* **Directions**
Retype, exactly as they stand, the lines from the start of the data to the line that contains "470, 475, 480]", both ends included. Leave the pictures out.
[start Working data]
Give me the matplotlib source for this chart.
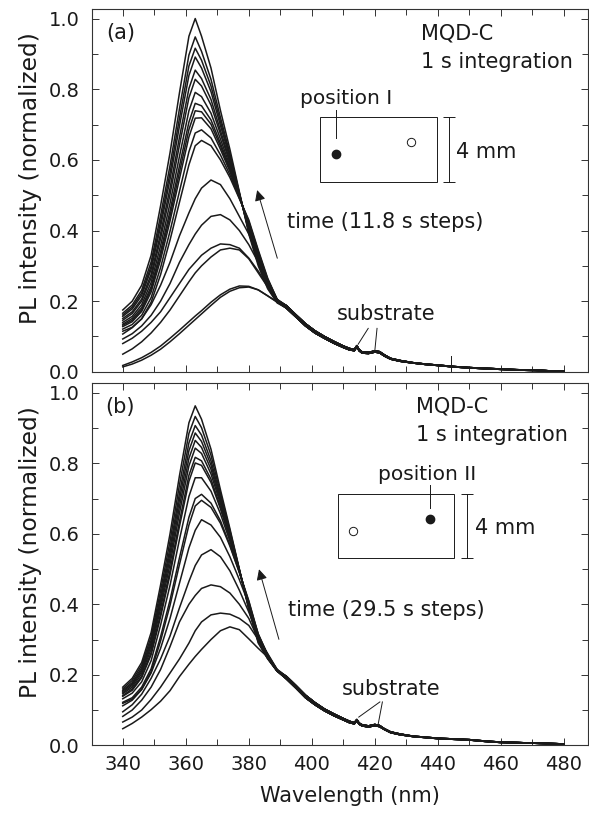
import numpy as np
import matplotlib.pyplot as plt
from matplotlib.patches import Rectangle
from matplotlib.ticker import MultipleLocator

# wavelength grids (nm): peak region read per curve, tail shared by all curves
wl_peak = [340, 343, 346, 349, 352, 355, 358, 361, 363, 365, 368, 371, 374, 377, 380, 383, 386, 389]
wl_tail = [392, 395, 398, 401, 404, 407, 410, 412, 413.5, 414.3, 415, 416, 418, 420, 421.5, 423,
           425, 428, 432, 436, 440, 445, 450, 455, 460, 465, 470, 475, 480]

# panel (a): dense group of spectra near the 363 nm peak
cluster_a = [
    [.175, .200, .245, .330, .470, .620, .790, .950, 1.00, .950, .860, .740, .630, .510, .390, .300, .235, .195],
    [.166, .189, .231, .311, .442, .584, .745, .897, .948, .907, .828, .720, .618, .507, .396, .307, .239, .197],
    [.161, .183, .223, .299, .425, .563, .718, .866, .916, .882, .809, .708, .611, .505, .399, .310, .242, .197],
    [.157, .178, .216, .290, .411, .545, .696, .839, .891, .860, .793, .697, .606, .504, .402, .314, .244, .198],
    [.151, .170, .206, .276, .391, .520, .664, .802, .854, .830, .771, .683, .598, .502, .406, .318, .247, .199],
    [.146, .165, .200, .266, .377, .502, .642, .776, .828, .809, .755, .673, .592, .500, .409, .322, .249, .200],
    [.140, .157, .190, .253, .357, .477, .610, .739, .791, .779, .732, .659, .584, .498, .413, .326, .252, .201],
    [.135, .151, .182, .241, .340, .455, .583, .707, .760, .753, .713, .647, .577, .497, .417, .330, .255, .202],
    [.132, .146, .176, .234, .329, .441, .565, .686, .739, .736, .701, .639, .572, .496, .419, .333, .257, .202],
    [.128, .142, .171, .226, .317, .427, .547, .665, .718, .719, .688, .630, .567, .494, .421, .335, .259, .203],
    [.121, .134, .160, .210, .295, .398, .511, .623, .676, .685, .662, .614, .558, .492, .426, .341, .262, .204],
    [.115, .126, .150, .197, .275, .373, .480, .586, .640, .655, .640, .600, .550, .490, .430, .345, .265, .205],
]
# panel (a): early, red-shifted spectra
separate_a = [
    [.107, .125, .150, .190, .245, .310, .385, .450, .490, .520, .543, .530, .490, .440, .390, .330, .260, .205],
    [.093, .108, .130, .160, .200, .250, .310, .360, .390, .415, .440, .445, .430, .400, .360, .310, .255, .205],
    [.080, .095, .115, .140, .170, .210, .250, .290, .310, .330, .350, .362, .360, .350, .322, .285, .243, .203],
    [.050, .065, .085, .110, .140, .175, .215, .255, .280, .300, .325, .345, .350, .345, .320, .280, .240, .203],
    [.018, .028, .040, .055, .073, .095, .118, .142, .158, .173, .197, .218, .234, .243, .242, .232, .215, .198],
    [.014, .022, .033, .047, .064, .085, .108, .132, .148, .164, .188, .211, .228, .238, .240, .232, .215, .197],
]
tail_a = [.180, .155, .130, .110, .095, .081, .069, .062, .060, .071, .060, .053, .052, .056, .054, .045,
          .036, .030, .025, .021, .018, .014, .011, .009, .007, .005, .004, .003, .002]
tail_a_hi = [.187, .161, .136, .116, .100, .086, .073, .066, .063, .074, .063, .056, .055, .059, .057, .048,
             .038, .032, .026, .022, .019, .015, .012, .010, .008, .006, .005, .003, .002]

# panel (b)
cluster_b = [
    [.165, .190, .235, .320, .455, .600, .765, .915, .963, .925, .840, .725, .615, .500, .385, .290, .245, .210],
    [.160, .184, .227, .308, .438, .579, .739, .885, .933, .901, .823, .715, .610, .499, .388, .293, .246, .210],
    [.156, .178, .220, .298, .423, .560, .715, .858, .907, .880, .807, .706, .605, .498, .390, .295, .247, .210],
    [.153, .174, .214, .290, .412, .545, .697, .836, .886, .862, .795, .699, .601, .497, .392, .297, .248, .211],
    [.149, .170, .209, .282, .400, .530, .678, .814, .865, .845, .783, .692, .598, .497, .394, .299, .249, .211],
    [.146, .165, .203, .273, .388, .514, .659, .793, .843, .828, .770, .685, .594, .496, .396, .301, .249, .211],
    [.141, .160, .196, .263, .373, .496, .635, .766, .817, .807, .755, .676, .589, .495, .398, .303, .250, .211],
    [.139, .156, .192, .257, .364, .484, .621, .749, .801, .794, .746, .671, .586, .494, .399, .304, .251, .211],
    [.132, .148, .180, .240, .341, .454, .584, .706, .759, .759, .721, .657, .579, .493, .403, .308, .252, .211],
    [.122, .135, .165, .217, .308, .412, .532, .647, .700, .712, .687, .637, .569, .491, .408, .313, .254, .212],
    [.119, .131, .159, .209, .296, .397, .513, .625, .679, .695, .675, .630, .565, .490, .410, .315, .255, .212],
]
separate_b = [
    [.112, .128, .158, .205, .275, .360, .460, .560, .610, .640, .625, .590, .535, .470, .400, .316, .257, .212],
    [.095, .115, .145, .190, .245, .310, .390, .465, .510, .540, .555, .535, .495, .440, .378, .310, .258, .213],
    [.082, .100, .128, .165, .215, .280, .350, .400, .425, .445, .455, .450, .432, .400, .360, .300, .255, .215],
    [.066, .080, .100, .130, .165, .205, .245, .290, .325, .350, .370, .375, .372, .360, .340, .300, .260, .215],
    [.047, .062, .080, .101, .125, .155, .195, .230, .252, .272, .300, .325, .336, .328, .302, .275, .250, .215],
]
tail_b = [.188, .162, .135, .115, .098, .084, .072, .064, .061, .070, .060, .055, .052, .056, .053, .045,
          .036, .030, .025, .022, .019, .017, .015, .011, .008, .007, .006, .005, .004]
tail_b_hi = [.195, .169, .142, .121, .103, .089, .076, .068, .064, .073, .063, .058, .055, .059, .056, .047,
             .038, .032, .026, .023, .020, .018, .016, .012, .009, .008, .006, .005, .004]

ink = '#1a1a1a'
plt.rcParams['font.family'] = 'DejaVu Sans'

fig = plt.figure(figsize=(5.89, 8.19), dpi=100)
ax_a = fig.add_axes([0.156, 0.546, 0.842, 0.443])
ax_b = fig.add_axes([0.156, 0.090, 0.842, 0.442])


def draw_spectra(ax, rows, tail, tail_hi):
    x = list(wl_peak) + list(wl_tail)
    for i, row in enumerate(rows):
        t = tail if i % 2 == 0 else tail_hi
        ax.plot(x, list(row) + list(t), color=ink, lw=1.1, solid_joinstyle='round')


def sample_sketch(ax, rect, filled, hollow, label, label_xy, pointer, bar_x, mm_xy):
    x0, y0, x1, y1 = rect
    ax.add_patch(Rectangle((x0, y0), x1 - x0, y1 - y0, fill=False, lw=0.7, ec=ink))
    ax.plot(filled[0], filled[1], 'o', ms=6, color=ink)
    ax.plot(hollow[0], hollow[1], 'o', ms=6, mfc='white', mec=ink, mew=0.7)
    ax.plot([pointer[0], pointer[0]], [pointer[1], pointer[2]], color=ink, lw=0.7)
    ax.text(label_xy[0], label_xy[1], label, fontsize=14.5, va='center', ha='left', color=ink)
    ax.plot([bar_x, bar_x], [y0, y1], color=ink, lw=0.7, marker='_', ms=9, mew=0.7)
    ax.text(mm_xy[0], mm_xy[1], '4 mm', fontsize=15, va='center', ha='left', color=ink)


def style_axes(ax, show_x):
    ax.set_xlim(330.2, 487.6)
    ax.set_ylim(0, 1.027)
    ax.xaxis.set_major_locator(MultipleLocator(20))
    ax.xaxis.set_minor_locator(MultipleLocator(10))
    ax.yaxis.set_major_locator(MultipleLocator(0.2))
    ax.yaxis.set_minor_locator(MultipleLocator(0.1))
    ax.set_xticks(np.arange(340, 481, 20))
    ax.tick_params(which='both', direction='in', top=True, right=True, width=0.7,
                   color='#333333', labelsize=14, labelcolor=ink)
    ax.tick_params(which='major', length=5)
    ax.tick_params(which='minor', length=4)
    ax.tick_params(axis='y', pad=9)
    ax.tick_params(axis='x', pad=7)
    ax.yaxis.set_major_formatter(plt.FormatStrFormatter('%.1f'))
    if not show_x:
        ax.tick_params(axis='x', labelbottom=False)
    for s in ax.spines.values():
        s.set_linewidth(0.8)
        s.set_color('#333333')
    ax.set_ylabel('PL intensity (normalized)', fontsize=16.8, color=ink)
    ax.yaxis.set_label_coords(-0.10, 0.535)


# ---- panel (a)
draw_spectra(ax_a, cluster_a + separate_a, tail_a, tail_a_hi)
style_axes(ax_a, False)
ax_a.text(334.9, 0.959, '(a)', fontsize=15, va='center', ha='left', color=ink)
ax_a.text(434.6, 0.959, 'MQD-C', fontsize=15, va='center', ha='left', color=ink)
ax_a.text(434.6, 0.878, '1 s integration', fontsize=15, va='center', ha='left', color=ink)
sample_sketch(ax_a, (402.5, 0.536, 439.6, 0.720), (407.6, 0.617), (431.6, 0.650),
              'position I', (396.2, 0.773), (407.6, 0.662, 0.742), 443.5, (445.9, 0.621))
ax_a.text(392.0, 0.423, 'time (11.8 s steps)', fontsize=15, va='center', ha='left', color=ink)
ax_a.annotate('', xy=(382.4, 0.522), xytext=(389.3, 0.314),
              arrowprops=dict(arrowstyle='-|>', lw=0.7, color=ink, mutation_scale=16))
ax_a.text(408.0, 0.163, 'substrate', fontsize=15, va='center', ha='left', color=ink)
ax_a.plot([417.9, 414.7], [0.123, 0.078], color=ink, lw=0.7)
ax_a.plot([420.7, 420.0], [0.123, 0.060], color=ink, lw=0.7)
ax_a.plot([444.1, 444.1], [0.0, 0.045], color=ink, lw=0.7)

# ---- panel (b)
draw_spectra(ax_b, cluster_b + separate_b, tail_b, tail_b_hi)
style_axes(ax_b, True)
ax_b.text(334.3, 0.960, '(b)', fontsize=15, va='center', ha='left', color=ink)
ax_b.text(433.2, 0.961, 'MQD-C', fontsize=15, va='center', ha='left', color=ink)
ax_b.text(433.2, 0.881, '1 s integration', fontsize=15, va='center', ha='left', color=ink)
sample_sketch(ax_b, (408.4, 0.530, 445.2, 0.713), (437.5, 0.642), (413.1, 0.608),
              'position II', (421.1, 0.767), (437.5, 0.673, 0.739), 449.1, (451.7, 0.616))
ax_b.text(392.5, 0.384, 'time (29.5 s steps)', fontsize=15, va='center', ha='left', color=ink)
ax_b.annotate('', xy=(383.0, 0.507), xytext=(389.8, 0.293),
              arrowprops=dict(arrowstyle='-|>', lw=0.7, color=ink, mutation_scale=16))
ax_b.text(409.4, 0.161, 'substrate', fontsize=15, va='center', ha='left', color=ink)
ax_b.plot([421.6, 414.9], [0.123, 0.080], color=ink, lw=0.7)
ax_b.plot([422.4, 421.0], [0.123, 0.057], color=ink, lw=0.7)
ax_b.set_xlabel('Wavelength (nm)', fontsize=15, color=ink)
ax_b.xaxis.set_label_coords(0.52, -0.113)

fig.savefig('out.png', dpi=100)
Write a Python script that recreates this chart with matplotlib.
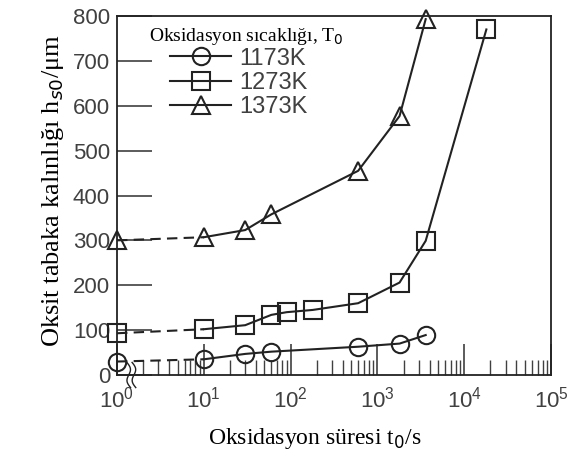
[end Working data]
* **Exercise result**
Give me the matplotlib source for this chart.
import numpy as np
import matplotlib.pyplot as plt
from matplotlib.patches import Rectangle
from matplotlib.ticker import MultipleLocator

# wavelength grids (nm): peak region read per curve, tail shared by all curves
wl_peak = [340, 343, 346, 349, 352, 355, 358, 361, 363, 365, 368, 371, 374, 377, 380, 383, 386, 389]
wl_tail = [392, 395, 398, 401, 404, 407, 410, 412, 413.5, 414.3, 415, 416, 418, 420, 421.5, 423,
           425, 428, 432, 436, 440, 445, 450, 455, 460, 465, 470, 475, 480]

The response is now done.